Do you assume employees will not want to participate in your safety process because it's inconvenient or time-consuming? Consider this alternative: Your employees really want to participate, to play a role in keeping coworkers safe.

I think it's time to challenge old assumptions about safety participation. It's not a thankless job requiring self-sacrifice or a special degree of altruism. Instead, let's assume that helping others reaps personal gains for everyone involved. This behavior is not sacrificial, nor even unselfish. It rewards a basic human need to make a difference - to serve others. In other words, serving others is self-rewarding, not self-sacrificing, because it meets three basic needs.

1) Competence

Several researchers of human motivation have proposed that people naturally enjoy being able to solve problems and successfully complete worthwhile tasks. The label for this fundamental human motive is "competence."

Motivational psychologists assume that the desire for competence is self-initiating and self-rewarding. Behavior that increases feelings of effectiveness is self-directed and does not need extrinsic reinforcement to keep it going.

2) Self-efficacy

This past May, myISHNarticle introduced self-efficacy, and my followingISHNarticle (June 2001) focused on the use of this concept in designing effective fear appeals. Having self-efficacy means the participant believes he or she can organize and perform the procedures needed to achieve a desired goal. When people learn specific procedural steps for carrying out a particular safety process, they gain self-efficacy. They feel competent.

3) Response-efficacy

But it's not enough to feel competent at a task - we need to believe our participation contributes to making a beneficial difference. Thus, effective training not only teaches step-by-step procedures, it includes a rationale for why the process is useful.

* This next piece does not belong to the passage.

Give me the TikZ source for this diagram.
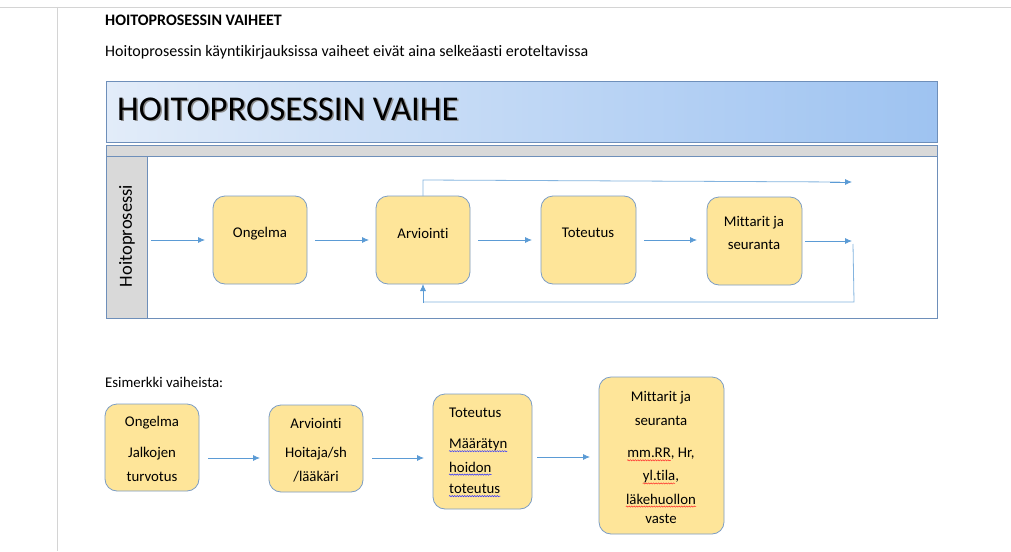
\documentclass[tikz,border=0pt]{standalone}
\usepackage{fontspec}
\setmainfont{Carlito}[RawFeature=-liga]
\usetikzlibrary{arrows.meta,decorations.pathmorphing}
\definecolor{boxfill}{HTML}{FEE599}
\definecolor{boxline}{HTML}{7C9DC4}
\definecolor{arr}{HTML}{5B9BD5}
\definecolor{lane}{HTML}{6E8FBA}
\definecolor{laneg}{HTML}{D9D9D9}
\definecolor{hdrL}{HTML}{E2ECF9}
\definecolor{hdrR}{HTML}{9EC3F1}
\definecolor{pageline}{HTML}{D4D4D4}
\tikzset{
  stage/.style={draw=boxline, line width=0.8pt, fill=boxfill, rounded corners=12pt},
  flow/.style={draw=arr, line width=0.8pt, -{Latex[length=7pt,width=6pt]}},
  loopline/.style={draw=arr!75, line width=0.8pt},
  txt/.style={inner sep=0pt, font=\fontsize{14.8}{16}\selectfont},
  squig/.style={decorate, decoration={snake, amplitude=0.6pt, segment length=2.5pt}, line width=0.5pt},
}
\begin{document}
\begin{tikzpicture}[x=1pt,y=-1pt]
\useasboundingbox (0,0) rectangle (1011,551);
\fill[white] (0,0) rectangle (1011,551);
% page guide lines
\draw[pageline, line width=0.8pt] (0,7) -- (1011,7);
\draw[pageline, line width=0.8pt] (57,7) -- (57,551);
% page texts
\node[txt, anchor=west, font=\bfseries\fontsize{16}{18}\selectfont] (h1) at (105,20) {HOITOPROSESSIN VAIHEET};
\node[txt, anchor=west, font=\fontsize{16}{18}\selectfont] (intro) at (105,52) {Hoitoprosessin käyntikirjauksissa vaiheet eivät aina selkeäasti eroteltavissa};
% header
\draw[lane, line width=0.8pt, left color=hdrL, right color=hdrR] (106,81) rectangle (937,142);
\node[txt, anchor=west, font=\fontsize{34.8}{36}\selectfont, text=black!45] at (118.5,110.5) {HOITOPROSESSIN VAIHE};
\node[txt, anchor=west, font=\fontsize{34.8}{36}\selectfont] (title) at (117,109) {HOITOPROSESSIN VAIHE};
% gray bar
\draw[lane, line width=0.8pt, fill=laneg] (106,145) rectangle (937,156);
% lane
\draw[lane, line width=0.8pt, fill=white] (106,156) rectangle (937,318);
\draw[lane, line width=0.8pt, fill=laneg] (106,156) rectangle (147,318);
\node[txt, rotate=90, font=\fontsize{18.5}{20}\selectfont] (lanelbl) at (127,236) {Hoitoprosessi};
% stages row 1
\draw[stage] (213,196) rectangle (307,284);
\node[txt] (s1) at (260,234) {Ongelma};
\draw[stage] (376,196) rectangle (470,284);
\node[txt] (s2) at (423,233) {Arviointi};
\draw[stage] (541,196) rectangle (636,284);
\node[txt] (s3) at (588,233) {Toteutus};
\draw[stage] (707,197) rectangle (802,285);
\node[txt] (s4a) at (754,223) {Mittarit ja};
\node[txt] (s4b) at (754,245) {seuranta};
\coordinate (b1w) at (213,240); \coordinate (b1e) at (307,240);
\coordinate (b2w) at (376,240); \coordinate (b2e) at (470,240);
\coordinate (b3w) at (541,240); \coordinate (b3e) at (636,240);
\coordinate (b4w) at (707,240); \coordinate (b4e) at (802,241);
\coordinate (b2n) at (423,196); \coordinate (b2s) at (423,284);
\coordinate (in0) at (151,240);
\coordinate (out1) at (852,182);
\coordinate (out2) at (852,241);
% arrows row 1
\draw[flow] (in0) -- ([xshift=-8pt]b1w);
\draw[flow] ([xshift=8pt]b1e) -- ([xshift=-7pt]b2w);
\draw[flow] ([xshift=8pt]b2e) -- ([xshift=-9pt]b3w);
\draw[flow] ([xshift=8pt]b3e) -- ([xshift=-10pt]b4w);
\draw[flow] ([xshift=3pt]b4e) -- (out2);
\draw[loopline] (b2n) -- (423,180) -- (840,182);
\draw[flow] (830,182) -- (out1);
\draw[loopline] (853,244) -- (854,302) -- (423,302);
\draw[flow] (423,303) -- (b2s);
% example
\node[txt, anchor=west] (ex) at (105,382) {Esimerkki vaiheista:};
\draw[stage] (105,404) rectangle (199,491);
\node[txt] (e1a) at (152,423) {Ongelma};
\node[txt] (e1b) at (152,454) {Jalkojen};
\node[txt] (e1c) at (152,477) {turvotus};
\draw[stage] (269,405) rectangle (363,492);
\node[txt] (e2a) at (316,423) {Arviointi};
\node[txt] (e2b) at (316,454) {Hoitaja/sh};
\node[txt] (e2c) at (316,477) {/lääkäri};
\draw[stage] (433,394) rectangle (532,509);
\node[txt, anchor=west] (e3a) at (449,413) {Toteutus};
\node[txt, anchor=west] (e3b) at (449,445) {Määrätyn};
\node[txt, anchor=west] (e3c) at (449,467) {hoidon};
\node[txt, anchor=west] (e3d) at (449,489) {toteutus};
\draw[stage] (599,377) rectangle (724,534);
\node[txt] (e4a) at (661,398) {Mittarit ja};
\node[txt] (e4b) at (661,421) {seuranta};
\node[txt] (e4c) at (661,454) {mm.RR, Hr,};
\node[txt] (e4d) at (661,477) {yl.tila,};
\node[txt] (e4e) at (661,499) {läkehuollon};
\node[txt] (e4f) at (661,519) {vaste};
% squiggles
\draw[squig, blue!80] ([yshift=-2.5pt]e3b.base west) -- ([yshift=-2.5pt]e3b.base east);
\draw[squig, blue!80] ([yshift=-2.5pt]e3c.base west) -- ([yshift=-2.5pt]e3c.base east);
\draw[squig, blue!80] ([yshift=-2.5pt]e3d.base west) -- ([yshift=-2.5pt]e3d.base east);
\draw[squig, red!85] ([yshift=-2.5pt]e4c.base west) -- ([yshift=-2.5pt,xshift=-24pt]e4c.base east);
\draw[squig, red!85] ([yshift=-2.5pt]e4d.base west) -- ([yshift=-2.5pt,xshift=-4pt]e4d.base east);
\draw[squig, red!85] ([yshift=-2.5pt]e4e.base west) -- ([yshift=-2.5pt]e4e.base east);
% example arrows
\coordinate (f1a) at (208,458); \coordinate (f1b) at (260,458);
\coordinate (f2a) at (372,458); \coordinate (f2b) at (424,458);
\coordinate (f3a) at (537,457); \coordinate (f3b) at (590,457);
\draw[flow] (f1a) -- (f1b);
\draw[flow] (f2a) -- (f2b);
\draw[flow] (f3a) -- (f3b);
\end{tikzpicture}
\end{document}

In safety, we must convince participants that applying the lessons learned will help people remain injury-free.

Power of feedback

So how do we know we are competent at something? How do we know our competence makes a valuable difference?

You know the answer - feedback.

Feedback about our ongoing behavior tells us how we are doing and enables us to do better. Sometimes this feedback comes naturally, such as when we see our behavior produce a desired result. But often behavioral feedback requires careful and systematic observation by another individual, a trainer or coach, who later communicates his or her findings to the performer. In each case, feedback enables us to develop self-efficacy and fulfill our need for competence.

A new perspective

Instead of calling on guilt or sacrifice to get people involved in procedures to eliminate hazards or decrease at-risk behavior, let's assume that people are naturally motivated to make beneficial differences. People hate feeling incompetent or helpless. They want to learn, to discover, to become more proficient at worthwhile tasks. People want opportunities to ask questions, to study pertinent material, to work with people who know more than they do, and to receive feedback that can increase their competence.

Safety participation puts people in control of environmental and human factors that can cause serious injury or death. It avoids one of the most aversive human states - the feeling of incompetence or helplessness. Participation in an effective safety process provides opportunities to satisfy a basic human need - the need for competence. And effective and frequent delivery of behavior-based feedback provides a mechanism for improving the quality of safety participation, as well as cultivating feelings of competence throughout a work culture.